Remember that everything happens for a reason. When one door closes, another one usually opens. Two of the phrases I try to remember when going through hard times. Everything does happen for a reason usually, so don't fret and question why it happened to you, why you failed, why you weren't good enough, why it didn't work out etc. Don't do this to yourself. It happened for a reason. It happened so you could find something else more suitable for you and a chance for you to be successful in another area. When the door of your previous plan closes, the door to your new and exciting vision will open up.

Don't treat it as a failure, think of it as a step in the right direction. Leading onto the last point, it is so important to not treat your set back as a failure. Remember it is as that door and as you walk through it, you're stepping in the right direction of something much better. 

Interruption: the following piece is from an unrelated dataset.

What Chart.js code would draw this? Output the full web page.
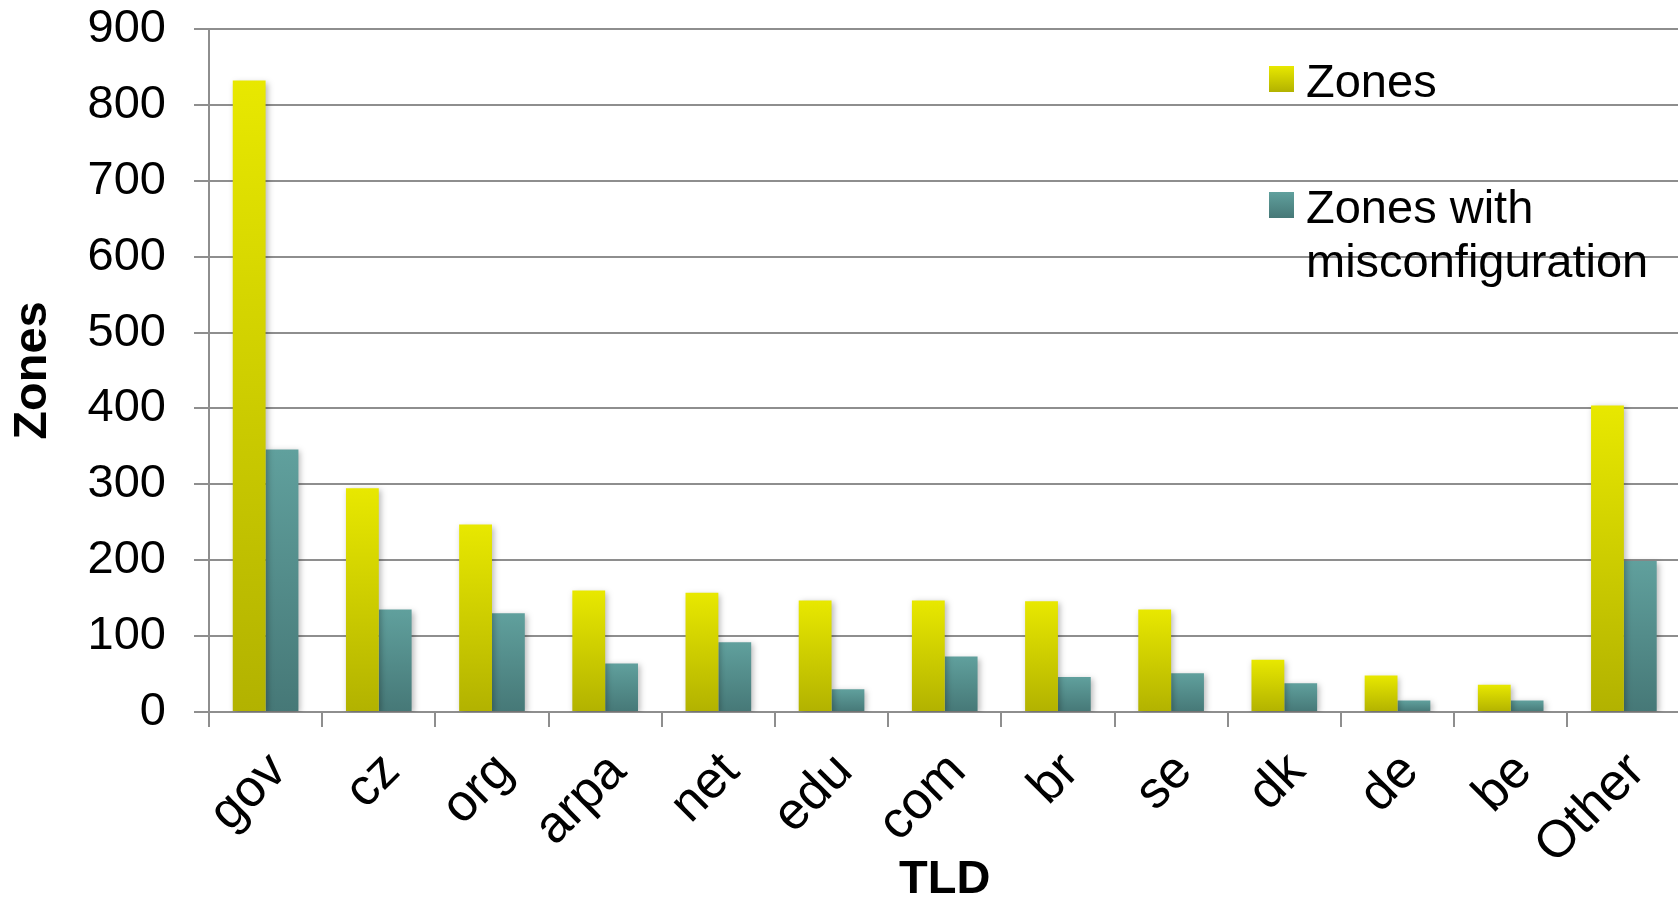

Don't compare everyone's journey to your own. Everyone is different.  I was terrible for this, but the past year or so I have been able not to compare my career journey and also myself to everyone else. It's going to knock your confidence straight away if you do this, especially if you've had a knock from the set back. Just don't even bother. Your journey isn't going to be the same as everyone else's. Just like someone else's isn't going to be the same as yours. Everyone is different. You might have found it hard and had the tough road, but you'll reach your destination when you're ready to.

Don't beat yourself up about it. Don't let it knock your confidence. It's easier said than done, but it will help you deal with similiar situation's in the future a lot better. You can still achieve amazing things and go exactly where you want to go despite the set back. You're not a failure. Your mind might tell you are. But you're really not. You're a step closer to success!

It doesn't change who you are or what you stand for. You're still fab. Just because you've had a bump in the road, doesn't mean it changes who you are or what you're about. You're still that great person with the same skills, the same personality and the same experiences. Continue being that person you are before you had your set back.

Don't be afraid of judgement. Don't fear people's reactions or even the presumptions you might create of what people might think about your situation. Most people will be sympathetic and encourage you to continue on to where you want to be. They'll offer support and guidance. If people bash you, make you feel bad about your experience and that you are a failure because you didn't succeed, then don't believe a word they say and get rid of them asap. You don't need that negativity in your life at all. 

It will feel harsh, awful and like the worst thing possible has just happened when you experience a knock to the dream you had envisioned your future going in. But reminding yourself of the things above when going through this difficult time and even when thinking back to what you've gone through once you get over it, will ensure that you deal with it the best way and understand that just because you went through that, it doesn't make you a failure and you still have another chance to become the successful individual you want to be. 

Sometimes it just takes us a little while longer to figure out what we really want and how we're going to get there. That might also be a bumpy journey with set backs, but if you know you really want it and you know what to do to get there, then go after it with all that hard work and determination you've always had inside of you. 

How do you deal with set backs? Have you ever experienced that failure feeling after a knock back during your plan for the future in terms of education or career?